Sharon looked at the double doors James had walked through. Then at Uncle Dan, who was already opening his briefcase. Then down at her hands.
The blood was still there.
Dan took one look at Sharon’s hands, at the way Valerie was standing guard, at Detective Morgan waiting ten feet away, and went into lawyer mode.
“I need a private room for my client. Now.”
A nurse led them to a small family consultation room. Bare walls, two chairs, a box of tissues. The door clicked shut.
Sharon talked. It came out in pieces at first , the saw, the grabbing, the words “Let go of me, Michael” then all at once. The bruises she hid, the night she didn’t sleep and the way he’d come home tonight. She didn’t cry. She just told it, flat and factual, like she was reading someone else’s police report.

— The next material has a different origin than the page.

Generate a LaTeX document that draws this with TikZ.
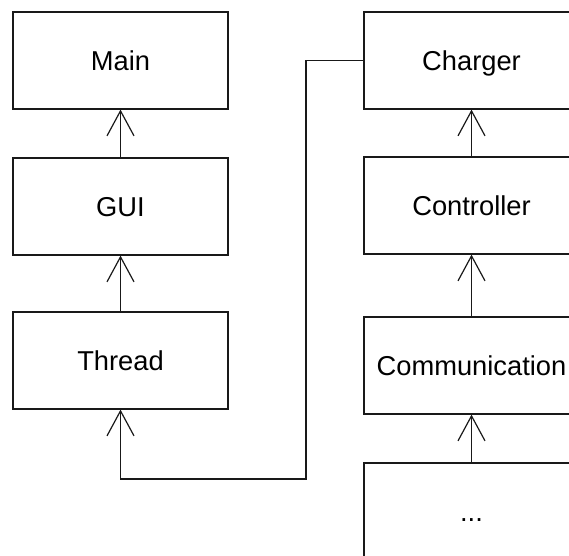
\documentclass[tikz,border=0pt]{standalone}
\usepackage{fontspec}
\setmainfont{Liberation Sans}
\usetikzlibrary{arrows.meta}
\begin{document}
\begin{tikzpicture}[x=1pt,y=-1pt,
  module/.style={draw=black!90, line width=1.2pt, fill=white,
    minimum width=215pt, minimum height=97pt, inner sep=0pt,
    text height=19.3pt, text depth=0pt,
    font=\fontsize{27.3}{32}\selectfont, text=black},
  dep/.style={draw=black!90, line width=1.2pt,
    -{Straight Barb[length=25pt,width=27pt,line width=1.2pt]}}]
  \useasboundingbox (0,0) rectangle (569,555);
  \clip (0,0) rectangle (569,555);
  % left column
  \node[module] (main)   at (120.5,60.5)  {Main};
  \node[module] (gui)    at (120.5,206.5) {GUI};
  \node[module] (thread) at (120.5,360.5) {Thread};
  % right column
  \node[module] (charger) at (471.5,60.5)  {Charger};
  \node[module] (ctrl)    at (471.5,205.5) {Controller};
  \node[module] (comm)    at (471.5,365.5) {Communication};
  \node[module] (more)    at (471.5,511.5) {...};
  % dependencies
  \draw[dep] (gui.north) -- (main.south);
  \draw[dep] (thread.north) -- (gui.south);
  \draw[dep] (ctrl.north) -- (charger.south);
  \draw[dep] (comm.north) -- (ctrl.south);
  \draw[dep] (more.north) -- (comm.south);
  \coordinate (jog) at (306,479);
  \draw[dep] (charger.west) -| (jog) -| (thread.south);
\end{tikzpicture}
\end{document}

Dan listened, he didn't interrupt. When she finished, he leaned forward and put his hands flat on the table.
“Sharon,” he said, voice low and careful,
“if what you’re telling me is true, and I believe it is, you have nothing to worry about, self-defense is a complete defense.” He paused.
“Only if Michael survives.”
“Excuse me?” Valerie’s voice was sharp.
“If he dies,” Dan said, still looking only at Sharon, “the charge changes. The evidence changes, the way a jury hears this story changes.
So right now, our whole case is behind those double doors, in a surgeon’s hands.”
No one said anything after that.
A few moments later, Sharon and Valerie were back in the waiting ward. The plastic chairs felt harder now.
Nurses kept moving to and fro, rubber soles squeaking against linoleum. In and out of the surgical wing. Then another nurse, running.
No one looked at Sharon. No one would meet her eyes.
Valerie reached over and took Sharon’s hand. Didn’t care about the dried blood.
“Hey,” she whispered.
“Breathe. One thing at a time, remember?”
Sharon nodded, but she wasn’t breathing right. The air in the waiting room felt thin, like the hospital had used it all up.
The double doors swung open, Dr. Patel walked out.
He didn’t have his mask on anymore. His surgical cap was damp with sweat. He looked around the waiting room, past the woman with the toddler, past the old man coughing into his sleeve.
His eyes found Sharon.
And he stopped walking.
For three seconds, the entire ER went quiet.
Dr. Patel’s mouth opened. He took one step toward them.
Then the doors behind him burst open again and two more nurses ran out, shouting for another doctor, and Dr. Patel turned back, and he was gone.
The doors hissed shut, Sharon stood up immediately
“Sharon?” Valerie was on her feet too, holding her elbow. “Sharon, sit down”
But Sharon was looking at the doors. At the place where Dr. Patel had stopped.
She thought of James, she thought of Michael, she thought of Dan’s words “Only if Michael survives.”
The clock above reception said 12:04 a.m.
Detective Morgan was standing now too. So was Officer Reyes.
No one was saying the word. No one had to.